Burning Out: Demanding a Sustainable Teaching Model

Justice is not going to come simply because we work harder.

A close friend of mine recently quit her job with NYC Teaching Fellows after sticking with the program for three full years. Teaching Fellows, which is a national organization, places aspiring educators–many of whom are young, recent college graduates–in classrooms within the most in-need urban school districts, while simultaneously enrolling them in subsidized masters of education programs. My friend, who was originally expected by the strictures of the program to complete her masters within her first two years of teaching, spread her courses out over an extra year, seeing how many of the other members of her original cohort of teachers were suffering mental and emotional breakdowns due to the intense amount of work placed on them. Even with the extra year in her masters program, she still left NYCTF without completing her degree. During her stint as a fellow, I visited her classroom in the Bronx, NY several times. She was–and is–an incredible educator, who engaged and managed her class expertly, going above and beyond the curriculum to get students debating about race, immigration, language and economics. In the end, however, the incredible amount of stress generated from running a classroom while taking graduate classes, and interfacing with the Department of Education and the conservative administrators of her program, was taking such a toll on her health and sanity that leaving NYCTF seemed the only way to preserve her physical and mental well-being.

Teaching Fellows is one model for urban education of which their are innumerable copies, all focusing on putting young and inexperienced teachers in some of the most demanding learning environments in the country, while at the exact same time expecting them to earn a masters degree. The idea behind this model is that it gets large numbers of new teachers credentialed and in the field as quickly as possible, and pays for their masters as incentive for the bumpy ride. This model, however, is totally unsustainable. The first year in the classroom–as I have heard teachers from a wide range of backgrounds describe it–is the hardest one for any educator in an type of classroom, as the most basic skills which might be taken for granted by experienced teachers must be learned by emerging educators. Add to this the fact that urban schools are traditionally underfunded and under-resourced, that students may be dealing with particular learning and emotional difficulties for which there is no structural support, and that a poorly-supported district may result in classes of students with huge ranges of academic abilities, including their grasp of language and communication. This situation, a reality in many urban school districts, would be difficult for even the most expert and venerable educator to balance single-handedly. Expecting young, inexperienced, and usually untrained teachers (my friend told me that NYCTF had never taught her how to make a lesson plan) to effectively navigate the teaching of such a classroom is almost ludicrous. That they should then be additionally expected to earn a masters degree at the same time is, to put it lightly, a recipe for burnout. How did this become the predominate model in urban education? Why do suffering schools and aspiring teachers remain in line with so many of these programs?

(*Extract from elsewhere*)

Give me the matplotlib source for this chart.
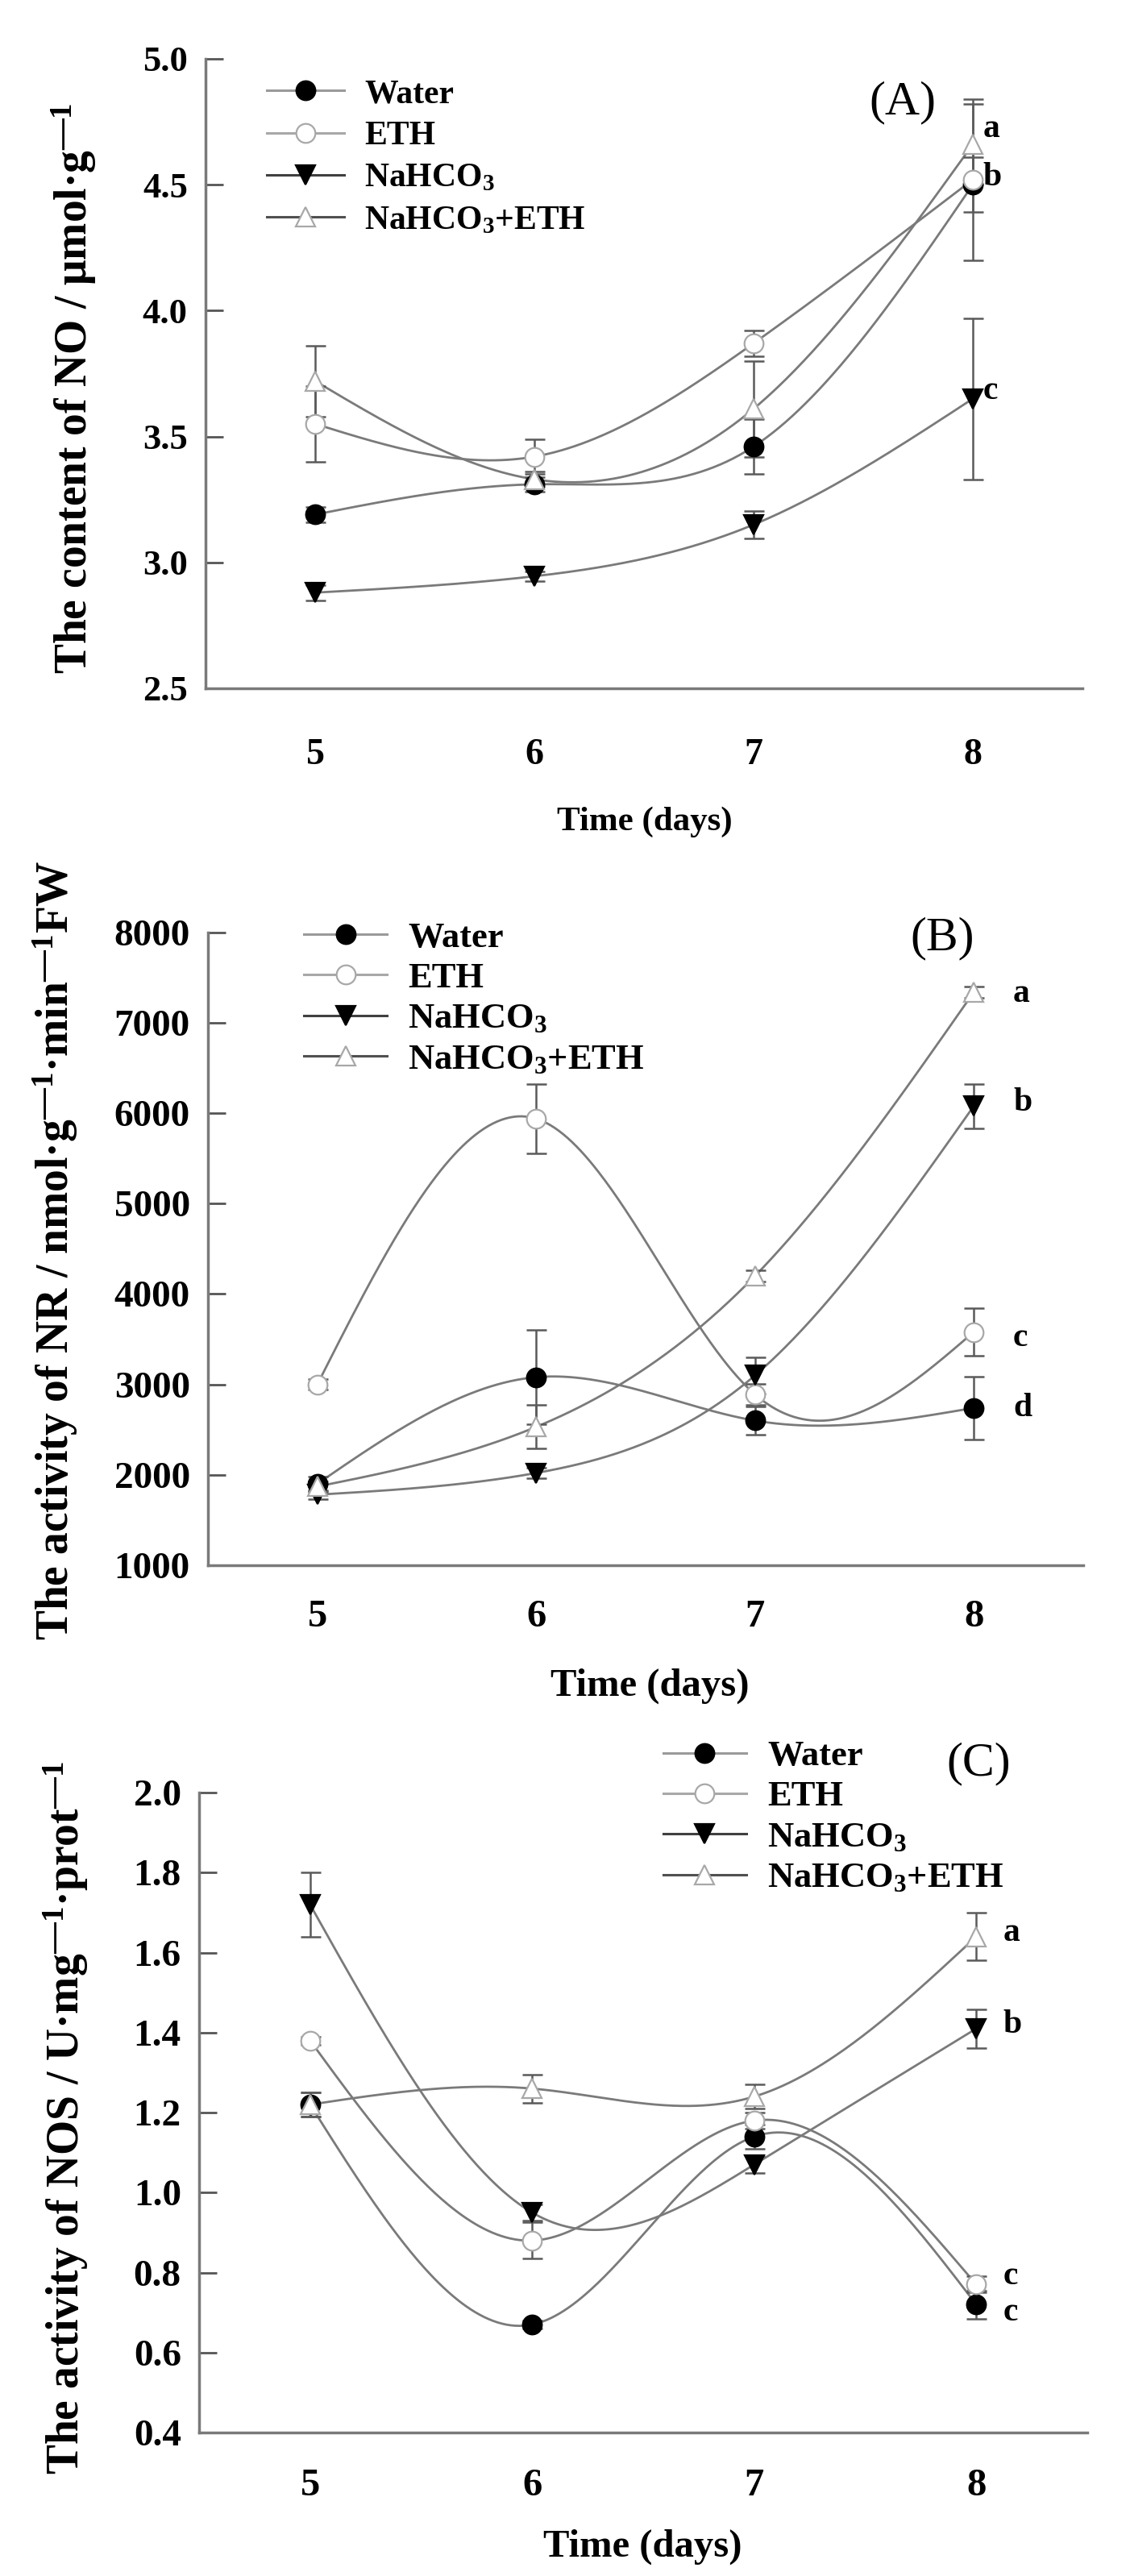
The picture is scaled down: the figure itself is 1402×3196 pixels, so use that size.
import numpy as np
import matplotlib
matplotlib.use('Agg')
import matplotlib.pyplot as plt
from matplotlib.lines import Line2D

plt.rcParams['font.family'] = ['Liberation Serif', 'DejaVu Serif']
plt.rcParams['font.weight'] = 'bold'
plt.rcParams['mathtext.fontset'] = 'custom'
plt.rcParams['mathtext.rm'] = 'Liberation Serif:bold'
plt.rcParams['mathtext.bf'] = 'Liberation Serif:bold'
plt.rcParams['mathtext.it'] = 'Liberation Serif:bold:italic'
plt.rcParams['mathtext.default'] = 'rm'

# ---------------- data ----------------
days = [5, 6, 7, 8]
series_names = ['Water', 'ETH', 'NaHCO$_3$', 'NaHCO$_3$+ETH']

# (A) NO content
no_water = [3.19, 3.31, 3.46, 4.50]
no_eth = [3.55, 3.42, 3.87, 4.52]
no_nahco3 = [2.88, 2.945, 3.15, 3.65]
no_mix = [3.72, 3.33, 3.61, 4.66]
no_water_err = [0.03, 0.03, 0.11, 0.11]
no_eth_err = [0.15, 0.07, 0.05, 0.32]
no_nahco3_err = [0.03, 0.02, 0.055, 0.32]
no_mix_err = [0.14, 0.03, 0.19, 0.16]
no_letters = ['a', 'b', 'c']
no_letter_y = [4.72, 4.53, 3.68]

# (B) NR activity
nr_water = [1900, 3080, 2600, 2740]
nr_eth = [3000, 5940, 2890, 3580]
nr_nahco3 = [1780, 2020, 3100, 6080]
nr_mix = [1870, 2530, 4200, 7340]
nr_water_err = [80, 520, 160, 350]
nr_eth_err = [60, 385, 120, 265]
nr_nahco3_err = [50, 60, 200, 245]
nr_mix_err = [60, 240, 60, 60]
nr_letters = ['a', 'b', 'c', 'd']
nr_letter_y = [7320, 6120, 3510, 2740]

# (C) NOS activity
nos_water = [1.22, 0.67, 1.14, 0.72]
nos_eth = [1.38, 0.88, 1.18, 0.77]
nos_nahco3 = [1.72, 0.95, 1.07, 1.41]
nos_mix = [1.22, 1.26, 1.24, 1.64]
nos_water_err = [0.03, 0.01, 0.03, 0.035]
nos_eth_err = [0.01, 0.045, 0.02, 0.02]
nos_nahco3_err = [0.08, 0.02, 0.022, 0.048]
nos_mix_err = [0.03, 0.035, 0.03, 0.06]
nos_letters = ['a', 'b', 'c', 'c']
nos_letter_y = [1.65, 1.42, 0.79, 0.70]

# ---------------- helpers ----------------
def natural_spline(x, y, n=300):
    x = np.asarray(x, float)
    y = np.asarray(y, float)
    m = len(x)
    h = np.diff(x)
    A = np.zeros((m, m))
    b = np.zeros(m)
    A[0, 0] = 1
    A[-1, -1] = 1
    for i in range(1, m - 1):
        A[i, i - 1] = h[i - 1]
        A[i, i] = 2 * (h[i - 1] + h[i])
        A[i, i + 1] = h[i]
        b[i] = 6 * ((y[i + 1] - y[i]) / h[i] - (y[i] - y[i - 1]) / h[i - 1])
    M = np.linalg.solve(A, b)
    xs = np.linspace(x[0], x[-1], n)
    idx = np.clip(np.searchsorted(x, xs) - 1, 0, m - 2)
    x0 = x[idx]
    x1 = x[idx + 1]
    hh = x1 - x0
    t0 = x1 - xs
    t1 = xs - x0
    ys = (M[idx] * t0 ** 3 / (6 * hh) + M[idx + 1] * t1 ** 3 / (6 * hh)
          + (y[idx] / hh - M[idx] * hh / 6) * t0
          + (y[idx + 1] / hh - M[idx + 1] * hh / 6) * t1)
    return xs, ys

styles = [
    dict(marker='o', mfc='black', mec='black', lc='#9a9a9a'),
    dict(marker='o', mfc='white', mec='#a8a8a8', lc='#a8a8a8'),
    dict(marker='v', mfc='black', mec='black', lc='#404040'),
    dict(marker='^', mfc='white', mec='#a8a8a8', lc='#505050'),
]

fig = plt.figure(figsize=(14.02, 31.96), dpi=100)


def panel(rect, vals, errs, ylim, yticks, yfmt, ylabel, ylab_xy, xlab_xy,
          xlab_size, tick_size, xpad, panel_label, plab_xy, letters, letter_y,
          letter_x, leg_xy, leg_size, leg_space):
    ax = fig.add_axes(rect)
    for v, e, st in zip(vals, errs, styles):
        xs, ys = natural_spline(days, v)
        ax.plot(xs, ys, color='#7a7a7a', lw=2.0, zorder=2)
        ax.errorbar(days, v, yerr=e, fmt='none', ecolor='#5a5a5a',
                    elinewidth=1.8, capsize=9, capthick=1.8, zorder=3)
        ax.plot(days, v, linestyle='none', marker=st['marker'],
                mfc=st['mfc'], mec=st['mec'], mew=1.6, ms=17, zorder=4)
    ax.set_xlim(4.5, 8.5)
    ax.set_ylim(*ylim)
    ax.set_xticks(days)
    ax.set_xticklabels([str(d) for d in days])
    ax.set_yticks(yticks)
    ax.set_yticklabels([yfmt.format(t) for t in yticks])
    for s in ['top', 'right']:
        ax.spines[s].set_visible(False)
    for s in ['left', 'bottom']:
        ax.spines[s].set_color('#7a7a7a')
        ax.spines[s].set_linewidth(2.5)
    ax.tick_params(axis='y', direction='in', length=16, width=2,
                   color='#555555', pad=16, labelsize=tick_size)
    ax.tick_params(axis='x', length=0, pad=xpad, labelsize=tick_size + 1)
    ax.set_ylabel(ylabel, fontsize=40, fontweight='bold')
    ax.yaxis.set_label_coords(*ylab_xy)
    ax.set_xlabel('Time (days)', fontsize=xlab_size, fontweight='bold')
    ax.xaxis.set_label_coords(*xlab_xy)
    ax.text(plab_xy[0], plab_xy[1], panel_label, transform=ax.transAxes,
            ha='center', va='center', fontsize=43, fontweight='normal',
            clip_on=False)
    for lt, ly in zip(letters, letter_y):
        ax.text(letter_x, ly, lt, ha='left', va='center', fontsize=30,
                fontweight='bold')
    handles = [Line2D([], [], color=st['lc'], lw=2.2, marker=st['marker'],
                      mfc=st['mfc'], mec=st['mec'], mew=1.6, ms=17)
               for st in styles]
    leg = ax.legend(handles, series_names, loc='upper left',
                    bbox_to_anchor=leg_xy, frameon=False, fontsize=leg_size,
                    handlelength=2.3, handletextpad=0.6, labelspacing=leg_space,
                    borderpad=0, borderaxespad=0)
    leg.set_zorder(5)
    return ax


panel([0.1819, 0.7328, 0.776, 0.2444],
      [no_water, no_eth, no_nahco3, no_mix],
      [no_water_err, no_eth_err, no_nahco3_err, no_mix_err],
      (2.5, 5.0), np.arange(2.5, 5.01, 0.5), '{:.1f}',
      r'The content of NO / μmol·g$^{—1}$', (-0.122, 0.476), (0.501, -0.187),
      31, 32, 45, '(A)', (0.795, 0.93), no_letters, no_letter_y, 8.045,
      (0.07, 0.968), 30, 0.34)

panel([0.184, 0.3924, 0.7746, 0.2456],
      [nr_water, nr_eth, nr_nahco3, nr_mix],
      [nr_water_err, nr_eth_err, nr_nahco3_err, nr_mix_err],
      (1000, 8000), np.arange(1000, 8001, 1000), '{:.0f}',
      r'The activity of NR / nmol·g$^{—1}$·min$^{—1}$FW', (-0.146, 0.498),
      (0.505, -0.163), 35, 34, 30, '(B)', (0.839, 0.991), nr_letters,
      nr_letter_y, 8.18, (0.11, 1.017), 32, 0.23)

panel([0.1762, 0.0557, 0.786, 0.2484],
      [nos_water, nos_eth, nos_nahco3, nos_mix],
      [nos_water_err, nos_eth_err, nos_nahco3_err, nos_mix_err],
      (0.4, 2.0), np.arange(0.4, 2.001, 0.2), '{:.1f}',
      r'The activity of NOS / U·mg$^{—1}$·prot$^{—1}$', (-0.1225, 0.492),
      (0.499, -0.151), 35, 34, 32, '(C)', (0.878, 1.045), nos_letters,
      nos_letter_y, 8.12, (0.523, 1.082), 32, 0.23)

fig.savefig('out.png', dpi=100)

The intense realities of urban schools and classrooms are the result of the intense realities of the lives of poor, brown, working and immigrant urban communities. Programs like Teaching Fellows, Teach For America and other urban education programs with similar or identical models, promote the idea that young teachers who are the high-performing graduates of elite schools should somehow have the power to manage the inequities in their classrooms and “turn around” whole school systems. These programs and their leaders chant “no excuses,” a mantra which we find really means that if teachers (workers) and their students (oppressed and deprived urban communities) would just try harder, spend more hours of the day in school, and get higher test scores, we would suddenly obtain a just education system and an equitable society. These programs, and the steep demands they make of the teachers and learning communities they come into contact with, do nothing to challenge the economic orders which generate inequity, nor do they hold accountable the individuals, groups and bodies which violently extract opportunities and resources away from oppressed communities. In fact, quite the opposite is true: Many of the major urban education organizations are directly funded by corporations, investors and other wealthy private bodies with some of the most heinous corporate records on the planet–see Teach For America’s donor list. How did the responsibility for justice come to rest squarely on the shoulders of working and poor people, with none whatsoever being dealt to the obscenely wealthy bodies which have themselves engendered the inequities with which oppressed communities wrestle?

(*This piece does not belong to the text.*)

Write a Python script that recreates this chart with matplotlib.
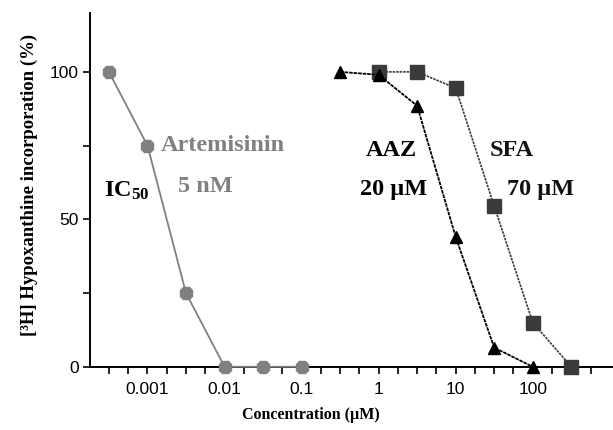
import numpy as np
import matplotlib
matplotlib.use("Agg")
import matplotlib.pyplot as plt
from matplotlib.ticker import FixedLocator, NullFormatter

# Concentrations (µM) and % [3H] hypoxanthine incorporation
art_conc = [0.000316, 0.001, 0.00316, 0.01, 0.0316, 0.1]
art_resp = [100, 75, 25, 0, 0, 0]

aaz_conc = [0.316, 1, 3.16, 10, 31.6, 100]
aaz_resp = [100, 99, 88.5, 44, 6.5, 0]

sfa_conc = [1, 3.16, 10, 31.6, 100, 316]
sfa_resp = [100, 100, 94.5, 54.5, 15, 0]

x_ticks = [0.001, 0.01, 0.1, 1, 10, 100]
x_tick_labels = ["0.001", "0.01", "0.1", "1", "10", "100"]
y_ticks = [0, 50, 100]

GRAY = "#808080"
DARK = "#3a3a3a"
SERIF = "Liberation Serif"

plt.rcParams["mathtext.fontset"] = "custom"
plt.rcParams["mathtext.bf"] = "Liberation Serif:bold"
plt.rcParams["mathtext.rm"] = "Liberation Serif"

fig = plt.figure(figsize=(6.13, 4.30), dpi=100)
ax = fig.add_axes([0.147, 0.147, 0.853, 0.823])

ax.plot(art_conc, art_resp, color=GRAY, lw=1.3, marker="8", ms=10,
        mfc=GRAY, mec=GRAY, clip_on=False, zorder=3)
ax.plot(sfa_conc, sfa_resp, color=DARK, lw=1.2, ls=(0, (1.5, 0.6)), marker="s", ms=10,
        mfc=DARK, mec=DARK, clip_on=False, zorder=3)
ax.plot(aaz_conc, aaz_resp, color="black", lw=1.3, ls=(0, (2, 0.5)), marker="^", ms=9,
        mfc="black", mec="black", clip_on=False, zorder=4)

ax.set_xscale("log")
ax.set_xlim(1.8e-4, 1100)
ax.set_ylim(0, 120)

ax.xaxis.set_major_locator(FixedLocator(x_ticks))
ax.set_xticklabels(x_tick_labels)
minor = [10 ** e for e in np.arange(-3.75, 3.0, 0.25)]
ax.xaxis.set_minor_locator(FixedLocator(minor))
ax.xaxis.set_minor_formatter(NullFormatter())
ax.set_yticks(y_ticks)
ax.yaxis.set_minor_locator(FixedLocator([25, 75]))

ax.tick_params(which="both", direction="out", length=5, width=1.2, labelsize=12.5)
ax.tick_params(axis="x", pad=6)
ax.tick_params(axis="y", pad=3)
for lab in ax.get_xticklabels() + ax.get_yticklabels():
    lab.set_fontfamily("Liberation Sans")

for side in ["top", "right"]:
    ax.spines[side].set_visible(False)
for side in ["left", "bottom"]:
    ax.spines[side].set_linewidth(1.4)

ax.set_xlabel("Concentration (µM)", fontfamily=SERIF, fontweight="bold", fontsize=11.5)
ax.xaxis.set_label_coords(0.423, -0.115)
ax.set_ylabel("[³H] Hypoxanthine incorporation (%)", fontfamily=SERIF,
              fontweight="bold", fontsize=13.5)
ax.yaxis.set_label_coords(-0.10, 0.515)

tk = dict(fontfamily=SERIF, fontweight="bold", fontsize=17.5, va="center", ha="left")
ax.text(0.00148, 75, "Artemisinin", color=GRAY, **tk)
ax.text(0.00027, 59.5, r"$\mathbf{IC_{50}}$", color="black", **tk)
ax.text(0.0025, 61, "5 nM", color=GRAY, **tk)
ax.text(0.68, 73.5, "AAZ", color="black", **tk)
ax.text(0.58, 60, "20 µM", color="black", **tk)
ax.text(28, 73.5, "SFA", color="#111111", **tk)
ax.text(47, 60, "70 µM", color="#111111", **tk)

fig.savefig("out.png", dpi=100)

My friend’s story of burnout with NYCTF is not an isolated one. For one thing, it is commonplace for young, urban educators to only be able to sustain their intense efforts in the classroom for a few years–a model which is, in fact, beneficial to the groups which hope to create an easily-managed and non-unionized teaching force. Yet more than that, it is indicative of a system which despises the working and poor, and expects them to pay their own tab without ever asking how they ended up in the economic straights in which they find themselves, or demanding those who put them there be the ones to pay up. Justice will not come from oppressed people working harder, with young college graduates cracking the whip. Resisting these unsustainable teaching models is not merely about maintaining the health and mental well-being of teachers, but about fighting for real justice in oppressed communities, demanding forcefully that public education be recognized as a human right to which all people need equal access, and that the resources controlled by the extremely wealthy and powerful be redistributed immediately. We as teachers and members of oppressed communities need to riot against corporate force, connect public education to economic justice, and burn out the wealthy, instead of the other way around.